I was too raw to write before now, of that COVID night, that came last week, and stole away my sleep and left me ragged for days.

It seems wrong to admit it – that I was left in pieces.

It did not happen to me, these things, this illness that visited itself upon members of my community, people on the other side of the world to my safe little farm, down here in Australia. But I felt that dark bird on my shoulder all the same.

I spoke with a mother and daughter who had both been diagnosed with COVID-19 and who had been instructed to only go to hospital if their conditions worsened and they had trouble breathing. The daughter is immuno-compromised and in her twenties, and her mum contacted me to see if she was over-reacting or whether they really did need to go to hospital. I could see how ill they both were, and that they needed immediate attention. I also saw that the daughter was gravely ill, but her body was unable to spike a fever, so she appeared less unwell than she actually was. I was so worried for them both, but the daughter most of all. And of course, the mother knew, deep down, how bad it was. The mother is now in ICU. Her daughter passed away suddenly and unexpectedly on Sunday.

On that same night I also spoke via Facetime with another member of our community who was already in intensive care. Margaret was a nurse, who contracted COVID-19 through her work. She had only one family member, a much older sister with advanced dementia. Margaret had asked that her attending nurse contact me so that I could speak with her and talk to her about dying, and so she could have someone to say goodbye to. And I did that, via Margaret’s iPad, trying my best to ignore the sounds of the machines and of everything else happening around her. I talked with Margaret about life and love and dying and helped her to find a place of calm. We thought she had more time, but she went downhill rapidly, soon after our call. The nurse messaged me two hours later to let me know that Margaret had passed away. I was so profoundly grateful that the nurse had made time to let me know, in the midst of all that she was already doing.
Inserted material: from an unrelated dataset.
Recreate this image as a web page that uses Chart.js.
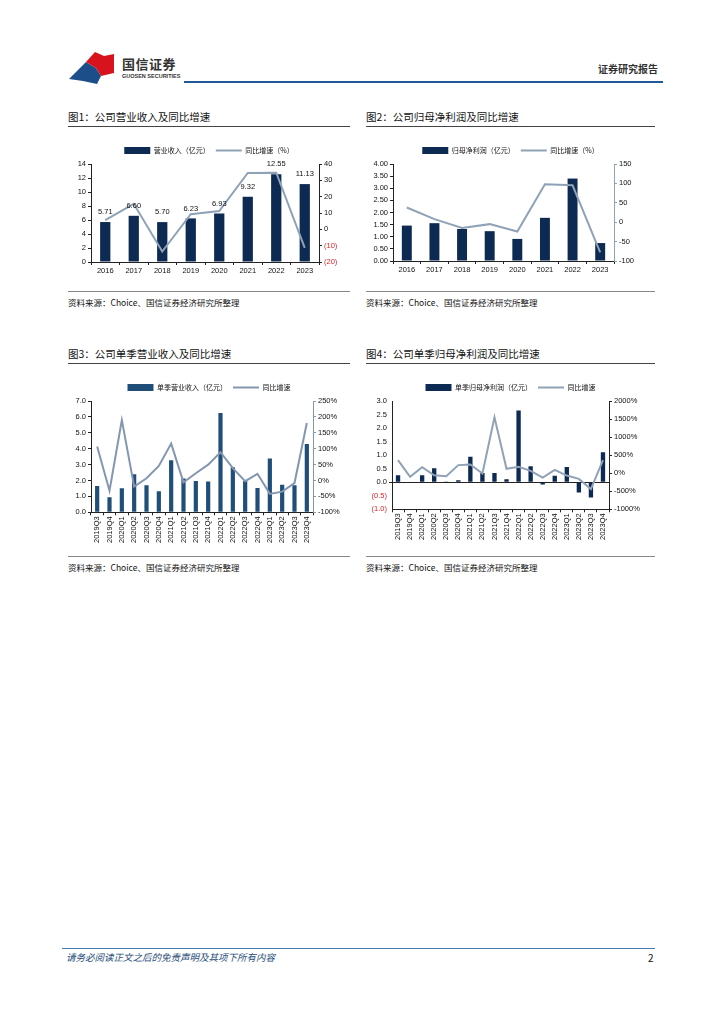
<!DOCTYPE html>
<html>
<head>
<meta charset="utf-8">
<script src="https://cdn.jsdelivr.net/npm/chart.js@4"></script>
<style>
  body { margin: 0; width: 724px; height: 1024px; background: #fff; position: relative; font-family: "Noto Sans CJK SC", "Liberation Sans", sans-serif; overflow: hidden; }
  .abs { position: absolute; }
  .title { font-size: 10.5px; color: #111; white-space: nowrap; }
  .rule { height: 1px; background: #444; }
  .srcline { height: 1px; background: #888; }
  .src { font-size: 8.5px; color: #111; white-space: nowrap; font-family: "Noto Sans CJK SC", "DejaVu Sans Mono", monospace; }
  canvas { position: absolute; }
</style>
</head>
<body>
<!-- header -->
<svg class="abs" style="left:66px;top:48px" width="50" height="40">
  <polygon points="3,31 20,14 30,20 35,28 31,36 17,33" fill="#1c4f8a"/>
  <polygon points="20,14 29,4 38,8 48,6 48,25 35,28 30,20" fill="#d7141d"/>
</svg>
<div class="abs" style="left:122px;top:54px;font-size:13px;font-weight:bold;color:#333;letter-spacing:0.5px">国信证券</div>
<div class="abs" style="left:122px;top:73px;font-size:5.5px;font-weight:bold;color:#333;font-family:'Liberation Sans'">GUOSEN SECURITIES</div>
<div class="abs" style="left:598px;top:61px;font-size:10px;font-weight:bold;color:#333">证券研究报告</div>
<div class="abs" style="left:184px;top:81px;width:479px;height:2px;background:#1f5a96"></div>

<!-- titles and sources -->
<div class="abs title" style="left:68px;top:109px">图1：公司营业收入及同比增速</div>
<div class="abs rule" style="left:68px;top:126px;width:282px"></div>
<div class="abs title" style="left:366px;top:109px">图2：公司归母净利润及同比增速</div>
<div class="abs rule" style="left:366px;top:126px;width:289px"></div>
<div class="abs srcline" style="left:68px;top:291px;width:282px"></div>
<div class="abs src" style="left:68px;top:296px">资料来源：Choice、国信证券经济研究所整理</div>
<div class="abs srcline" style="left:366px;top:291px;width:289px"></div>
<div class="abs src" style="left:366px;top:296px">资料来源：Choice、国信证券经济研究所整理</div>

<div class="abs title" style="left:68px;top:346px">图3：公司单季营业收入及同比增速</div>
<div class="abs rule" style="left:68px;top:363px;width:282px"></div>
<div class="abs title" style="left:366px;top:346px">图4：公司单季归母净利润及同比增速</div>
<div class="abs rule" style="left:366px;top:363px;width:289px"></div>
<div class="abs srcline" style="left:68px;top:556px;width:282px"></div>
<div class="abs src" style="left:68px;top:561px">资料来源：Choice、国信证券经济研究所整理</div>
<div class="abs srcline" style="left:366px;top:556px;width:289px"></div>
<div class="abs src" style="left:366px;top:561px">资料来源：Choice、国信证券经济研究所整理</div>

<canvas id="c1" style="left:68px;top:134px" width="282" height="148"></canvas>
<canvas id="c2" style="left:366px;top:134px" width="289" height="148"></canvas>
<canvas id="c3" style="left:68px;top:371px" width="282" height="180"></canvas>
<canvas id="c4" style="left:366px;top:371px" width="289" height="180"></canvas>

<!-- footer -->
<div class="abs" style="left:62px;top:948px;width:593px;height:1px;background:#4a7bb0"></div>
<div class="abs" style="left:66px;top:950px;font-size:9.5px;font-style:italic;color:#1f4e79">请务必阅读正文之后的免责声明及其项下所有内容</div>
<div class="abs" style="left:648px;top:950px;font-size:10px;color:#111">2</div>

<script>
// annual data
const years = ['2016', '2017', '2018', '2019', '2020', '2021', '2022', '2023'];
const revenue = [5.71, 6.60, 5.70, 6.23, 6.93, 9.32, 12.55, 11.13];
const revenueYoy = [5.7, 15.6, -13.6, 9.3, 11.2, 34.5, 34.7, -11.3];
const netProfit = [1.46, 1.56, 1.32, 1.23, 0.91, 1.78, 3.40, 0.74];
const netProfitYoy = [38, 8, -15, -5, -24, 98, 95, -78];

// quarterly data
const quarters = ['2019Q3', '2019Q4', '2020Q1', '2020Q2', '2020Q3', '2020Q4', '2021Q1', '2021Q2', '2021Q3',
  '2021Q4', '2022Q1', '2022Q2', '2022Q3', '2022Q4', '2023Q1', '2023Q2', '2023Q3', '2023Q4'];
const qRevenue = [1.65, 0.95, 1.52, 2.40, 1.70, 1.32, 3.28, 2.12, 1.97, 1.93, 6.25, 2.83, 1.97, 1.53, 3.38, 1.73, 1.70, 4.30];
const qRevenueYoy = [107, -32, 190, -19, 7, 46, 116, -6, 23, 50, 89, 39, -2, 21, -42, -35, -8, 181];
const qProfit = [0.26, -0.02, 0.26, 0.52, 0.01, 0.07, 0.94, 0.34, 0.34, 0.11, 2.65, 0.59, -0.08, 0.24, 0.56, -0.38, -0.56, 1.11];
const qProfitYoy = [363, -102, 168, -56, -84, 224, 242, -9, 1547, 121, 177, 65, -121, 93, -65, -158, -438, 363];

const NAVY = '#0d2a52';
const LINE = '#8fa2b6';
const RED = '#d9262b';
const tickFont = { family: 'Liberation Sans', size: 7.5 };
const legendFont = { family: 'Noto Sans CJK SC', size: 7 };

const paren = v => v < 0 ? '(' + Math.abs(v) + ')' : String(v);
const redNeg = c => (c.tick && c.tick.value < 0) ? RED : '#111';

// value labels over bars (chart 1)
const barLabels = {
  id: 'barLabels',
  afterDatasetsDraw(chart) {
    if (!chart.options.plugins.barLabels) return;
    const meta = chart.getDatasetMeta(0);
    const ctx = chart.ctx;
    ctx.save();
    ctx.font = '7.5px "Liberation Sans"';
    ctx.fillStyle = '#111';
    ctx.textAlign = 'center';
    ctx.textBaseline = 'bottom';
    meta.data.forEach((bar, i) => {
      ctx.fillText(chart.data.datasets[0].data[i].toFixed(2), bar.x, bar.y - 6);
    });
    ctx.restore();
  }
};
Chart.register(barLabels);

function xAxis(rotate) {
  return {
    offset: true,
    grid: { display: true, drawOnChartArea: false, offset: true, tickLength: 3, color: '#222' },
    border: { color: '#222' },
    ticks: { font: tickFont, color: '#111', autoSkip: false, maxRotation: rotate ? 90 : 0, minRotation: rotate ? 90 : 0, padding: 1 }
  };
}

function yAxis(pos, min, max, step, fmt, colorFn, borderColor, width) {
  return {
    position: pos, min: min, max: max,
    afterFit: s => { s.width = width; },
    grid: { display: true, drawOnChartArea: false, tickLength: 3, color: borderColor },
    border: { color: borderColor },
    ticks: { stepSize: step, font: tickFont, color: colorFn || '#111', callback: fmt, padding: 2 }
  };
}

function legendOpts() {
  return {
    display: true,
    position: 'top',
    labels: { font: legendFont, color: '#111', usePointStyle: true, pointStyleWidth: 26, boxHeight: 8, padding: 6,
      sort: (a, b) => a.datasetIndex - b.datasetIndex }
  };
}

function makeChart(id, labels, bars, barLabel, barColor, barPct, line, lineLabel, lineColor, yl, yr, rotate, extra) {
  return new Chart(document.getElementById(id), {
    type: 'bar',
    data: {
      labels: labels,
      datasets: [
        { type: 'bar', label: barLabel, data: bars, backgroundColor: barColor, yAxisID: 'y',
          barPercentage: barPct, categoryPercentage: 1, pointStyle: 'rect', order: 2 },
        { type: 'line', label: lineLabel, data: line, borderColor: lineColor, backgroundColor: lineColor,
          borderWidth: 2, pointRadius: 0, pointStyle: 'line', yAxisID: 'y1', tension: 0, order: 1 }
      ]
    },
    options: {
      responsive: false,
      animation: false,
      layout: { padding: extra.padding },
      plugins: { legend: legendOpts(), tooltip: { enabled: false }, barLabels: extra.barLabels || false },
      scales: { x: xAxis(rotate), y: yl, y1: yr }
    }
  });
}

// chart 1
makeChart('c1', years, revenue, '营业收入（亿元）', NAVY, 0.36, revenueYoy, '同比增速（%）', LINE,
  yAxis('left', 0, 14, 2, v => v, '#111', '#222', 23),
  yAxis('right', -20, 40, 10, paren, redNeg, '#222', 31),
  false, { padding: { top: 7, bottom: 6 }, barLabels: true });

// chart 2
makeChart('c2', years, netProfit, '归母净利润（亿元）', NAVY, 0.36, netProfitYoy, '同比增速（%）', LINE,
  yAxis('left', 0, 4, 0.5, v => v.toFixed(2), '#111', '#222', 27),
  yAxis('right', -100, 150, 50, v => v, '#111', LINE, 41),
  false, { padding: { top: 7, bottom: 7 } });

// chart 3
makeChart('c3', quarters, qRevenue, '单季营业收入（亿元）', '#1f4e79', 0.34, qRevenueYoy, '同比增速', '#8497b0',
  yAxis('left', 0, 7, 1, v => v.toFixed(1), '#111', '#222', 23),
  yAxis('right', -100, 250, 50, v => v + '%', '#111', '#8497b0', 37),
  true, { padding: { top: 7, bottom: 7 } });

// chart 4
const c4y = yAxis('left', -1, 3, 0.5, v => v < 0 ? '(' + Math.abs(v).toFixed(1) + ')' : v.toFixed(1), redNeg, '#222', 26);
c4y.grid = { display: true, drawOnChartArea: true, tickLength: 3,
  color: c => (c.tick && c.tick.value === 0) ? '#222' : 'rgba(0,0,0,0)' };
makeChart('c4', quarters, qProfit, '单季归母净利润（亿元）', NAVY, 0.36, qProfitYoy, '同比增速', LINE,
  c4y,
  yAxis('right', -1000, 2000, 500, v => v + '%', '#111', '#222', 46),
  true, { padding: { top: 7, bottom: 10 } });
</script>
</body>
</html>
Today I’m honouring Margaret – a middle-aged nurse who loved chocolate cake and hiking and rose quartz and who passed otherwise unremarked amid the chaos and carnage of the hospital where she had worked. I’m also honouring Tabitha – a young woman with chronic fatigue who had never been able to achieve her dreams of travel or finishing study or living independently and who died alone while her mum was in another ward. Hold her mum Jenny in your thoughts, and Margaret’s sister Roslyn, who has lost her advocate and the only person to whom she mattered outside the walls of her nursing home.

I’m still here, for all of you, and I will continue to be, to the best of my ability. Take care of yourselves, and each other. We still have far to walk under the shadow of this pandemic.